* _Set task_
Begin at the first line of the data and copy each line through the one containing "d3.scaleLinear().domain([0, 12000]).range([834.5, 169]);", that line included, with no pictures.

* _Data block_
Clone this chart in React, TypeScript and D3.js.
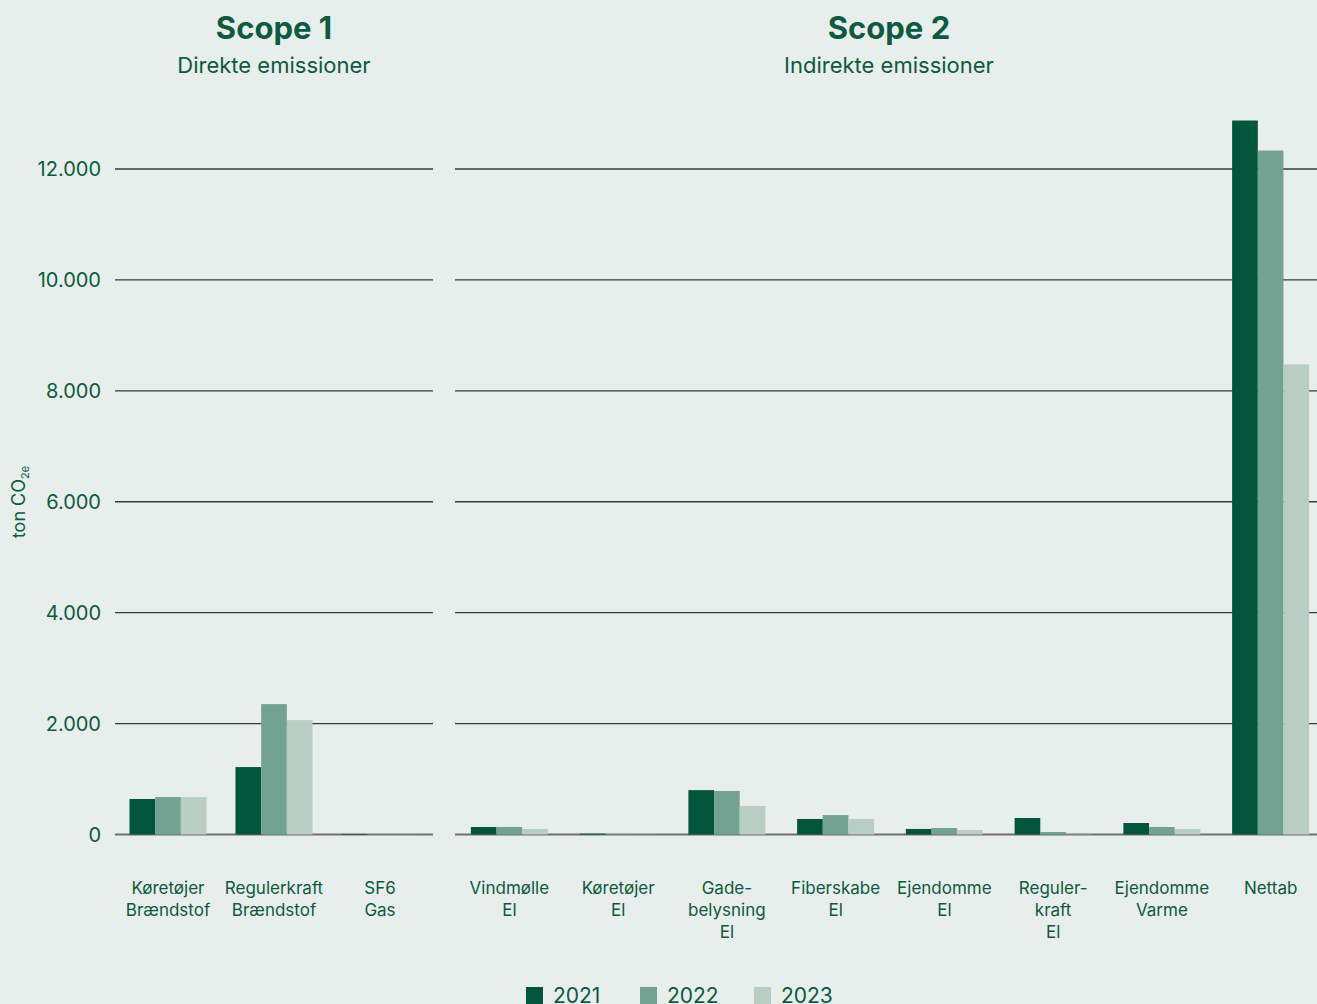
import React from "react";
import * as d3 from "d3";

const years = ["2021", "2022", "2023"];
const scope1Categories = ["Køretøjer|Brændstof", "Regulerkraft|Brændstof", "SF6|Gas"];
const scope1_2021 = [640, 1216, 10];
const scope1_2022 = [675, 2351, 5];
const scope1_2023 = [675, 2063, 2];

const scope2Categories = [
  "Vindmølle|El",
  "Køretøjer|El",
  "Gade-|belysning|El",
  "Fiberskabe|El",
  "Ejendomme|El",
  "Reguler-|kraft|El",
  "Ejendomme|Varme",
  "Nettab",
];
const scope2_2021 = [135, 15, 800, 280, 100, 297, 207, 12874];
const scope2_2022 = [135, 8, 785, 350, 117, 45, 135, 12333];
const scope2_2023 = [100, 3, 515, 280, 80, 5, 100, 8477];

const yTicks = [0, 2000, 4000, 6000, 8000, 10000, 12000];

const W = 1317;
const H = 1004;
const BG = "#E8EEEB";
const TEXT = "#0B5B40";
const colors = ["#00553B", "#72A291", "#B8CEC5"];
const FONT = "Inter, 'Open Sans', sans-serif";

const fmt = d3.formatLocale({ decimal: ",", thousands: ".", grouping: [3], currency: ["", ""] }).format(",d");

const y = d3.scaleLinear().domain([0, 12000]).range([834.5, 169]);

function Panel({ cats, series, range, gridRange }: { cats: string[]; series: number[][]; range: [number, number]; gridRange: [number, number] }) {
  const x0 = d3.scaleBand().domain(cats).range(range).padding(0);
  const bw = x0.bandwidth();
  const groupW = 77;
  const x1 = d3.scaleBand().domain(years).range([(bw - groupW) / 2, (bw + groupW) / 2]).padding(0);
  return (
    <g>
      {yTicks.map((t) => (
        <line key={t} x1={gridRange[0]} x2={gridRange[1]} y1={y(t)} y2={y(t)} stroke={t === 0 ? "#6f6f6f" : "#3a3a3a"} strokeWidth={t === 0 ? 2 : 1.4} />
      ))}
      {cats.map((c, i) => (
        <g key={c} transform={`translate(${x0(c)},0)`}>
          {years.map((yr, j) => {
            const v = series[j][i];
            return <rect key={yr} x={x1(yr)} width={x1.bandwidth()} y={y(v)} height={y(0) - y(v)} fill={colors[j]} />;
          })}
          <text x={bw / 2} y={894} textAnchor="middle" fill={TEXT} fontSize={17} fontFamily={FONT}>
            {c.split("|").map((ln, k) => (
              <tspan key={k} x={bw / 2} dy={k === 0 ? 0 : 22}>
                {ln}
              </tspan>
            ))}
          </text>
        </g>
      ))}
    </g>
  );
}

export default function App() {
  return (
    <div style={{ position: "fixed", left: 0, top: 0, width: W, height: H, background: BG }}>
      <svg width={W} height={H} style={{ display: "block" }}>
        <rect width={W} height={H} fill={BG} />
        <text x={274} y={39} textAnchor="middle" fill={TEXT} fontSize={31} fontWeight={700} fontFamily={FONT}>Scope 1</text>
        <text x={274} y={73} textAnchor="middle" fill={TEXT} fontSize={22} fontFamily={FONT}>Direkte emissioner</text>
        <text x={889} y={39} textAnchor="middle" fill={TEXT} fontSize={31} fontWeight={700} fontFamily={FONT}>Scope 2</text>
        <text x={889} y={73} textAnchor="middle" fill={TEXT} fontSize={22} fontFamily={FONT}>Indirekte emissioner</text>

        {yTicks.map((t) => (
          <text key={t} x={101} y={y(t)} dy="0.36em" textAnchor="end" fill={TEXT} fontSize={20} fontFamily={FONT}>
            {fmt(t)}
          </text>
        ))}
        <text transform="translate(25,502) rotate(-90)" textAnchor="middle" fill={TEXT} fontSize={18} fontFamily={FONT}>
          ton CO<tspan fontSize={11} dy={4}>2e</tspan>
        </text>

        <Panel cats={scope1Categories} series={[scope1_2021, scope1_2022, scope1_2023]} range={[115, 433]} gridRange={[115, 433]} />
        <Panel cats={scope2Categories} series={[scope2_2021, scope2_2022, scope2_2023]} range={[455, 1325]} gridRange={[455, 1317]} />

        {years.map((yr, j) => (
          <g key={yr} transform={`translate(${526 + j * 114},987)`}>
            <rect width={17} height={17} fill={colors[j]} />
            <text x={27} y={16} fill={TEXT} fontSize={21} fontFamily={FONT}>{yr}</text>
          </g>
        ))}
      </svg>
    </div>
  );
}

* _Task output_
Clone this chart in React, TypeScript and D3.js.
import React from "react";
import * as d3 from "d3";

const years = ["2021", "2022", "2023"];
const scope1Categories = ["Køretøjer|Brændstof", "Regulerkraft|Brændstof", "SF6|Gas"];
const scope1_2021 = [640, 1216, 10];
const scope1_2022 = [675, 2351, 5];
const scope1_2023 = [675, 2063, 2];

const scope2Categories = [
  "Vindmølle|El",
  "Køretøjer|El",
  "Gade-|belysning|El",
  "Fiberskabe|El",
  "Ejendomme|El",
  "Reguler-|kraft|El",
  "Ejendomme|Varme",
  "Nettab",
];
const scope2_2021 = [135, 15, 800, 280, 100, 297, 207, 12874];
const scope2_2022 = [135, 8, 785, 350, 117, 45, 135, 12333];
const scope2_2023 = [100, 3, 515, 280, 80, 5, 100, 8477];

const yTicks = [0, 2000, 4000, 6000, 8000, 10000, 12000];

const W = 1317;
const H = 1004;
const BG = "#E8EEEB";
const TEXT = "#0B5B40";
const colors = ["#00553B", "#72A291", "#B8CEC5"];
const FONT = "Inter, 'Open Sans', sans-serif";

const fmt = d3.formatLocale({ decimal: ",", thousands: ".", grouping: [3], currency: ["", ""] }).format(",d");

const y = d3.scaleLinear().domain([0, 12000]).range([834.5, 169]);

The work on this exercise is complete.